Before Ben and I were married in the Salt Lake Temple, I made my personal vows in a ceremony two days before our wedding day, also in the temple, with my parents, and his, there as well. In the Mormon church, this is called "taking out one's endowments." It is a sacred rite of passage.
What was embarrassing is this: Men sit on one side of the room and women sit on the other. Holy instructions and scriptures are given. From the story of Adam and Eve. Eve was a virgin; so was I. As I listened to the biblical text being read on the day-before-the-night-before my marriage, the only word in my head was a four letter one. I turned red. This was not a word I knew anything about as a nineteen-year-old girl. I blocked it and I was shocked that my own imagination was betraying me. Clear my thoughts, clean and pure. But there it was again. A word I had never spoken out loud. I turned a deeper red. I was sure that people were starting to wonder why I kept blushing.

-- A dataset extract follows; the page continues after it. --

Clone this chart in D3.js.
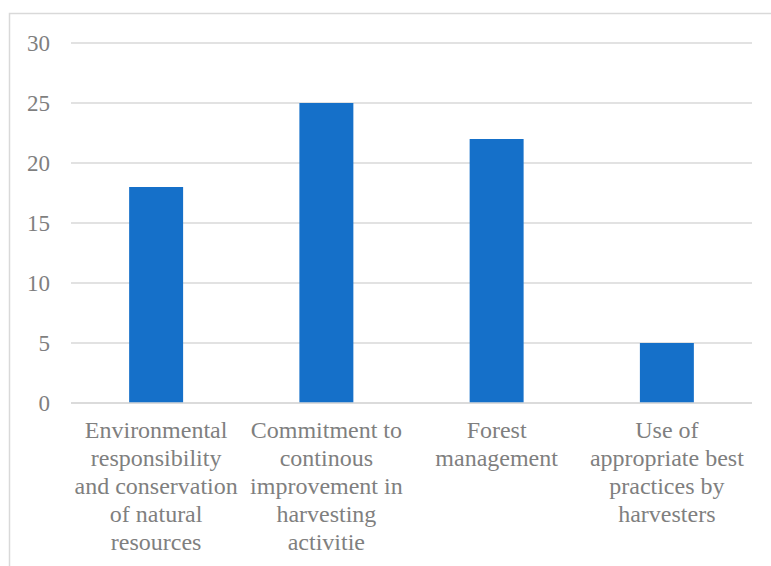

Embarrassed? Fever? Yeah, both. Once again, when I was being asked to stand and make sacred covenants, this little word kept appearing in the most holy of moments, pulling me away from the marriage of Adam and Eve to the allure of the snake. I tried to stay focused on how my parents and grandparents and great-grandparents had been married before me. Bam, the word. The dance between sacred and profane only heats up.
In this very public place I was privately battling my own demon. Nobody had warned me about this. They all knew what I would be doing in two nights. This word that all our parents knew but didn't say.